Ethereum has stumbled into February with sharp losses, trading at $2,277.11 after a 4% daily drop and a steep 22% decline over the past week. The world’s second‑largest cryptocurrency is now at its lowest point since May 2025, as heavy liquidation events and risk‑off sentiment ripple across the broader market.

Market Pressure
Investors have rotated out of speculative assets, with hedges like silver seeing inflows amid global uncertainty. The sell‑off has triggered cascading liquidations in leveraged positions, amplifying downside pressure on Ethereum and other major tokens. Analysts note that the current downturn reflects not only crypto‑specific weakness but also broader macro caution, as traders seek safety in traditional assets.
Kalshi Forecasts
Adding to the bearish mood, traders on prediction market Kalshi are forecasting Ethereum could fall as low as $1,410 this year. The forecast highlights skepticism about ETH’s ability to sustain higher valuations in the face of tightening liquidity and regulatory headwinds. While some market participants remain optimistic about Ethereum’s long‑term role in tokenization and DeFi, short‑term sentiment has clearly shifted toward caution.
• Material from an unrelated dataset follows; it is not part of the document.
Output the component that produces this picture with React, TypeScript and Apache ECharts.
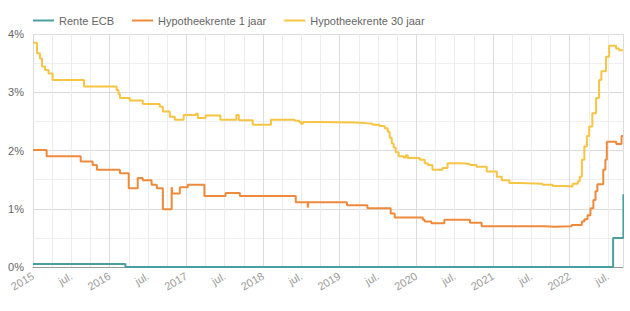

Kalshi’s pricing reflects expectations that volatility will remain elevated, with ETH potentially testing levels not seen since early 2023. For traders, the forecast serves as both a warning and a signal of where speculative sentiment is leaning.
Outlook
For now, the $2,200 zone is emerging as the last line of defense for Ethereum buyers. If demand and volume return, ETH could bounce back above this level and attempt to stabilize. But if selling pressure persists, a decisive break below $2,200 would likely open the door to a slide under $2,000, aligning with the bearish scenarios outlined by Kalshi traders.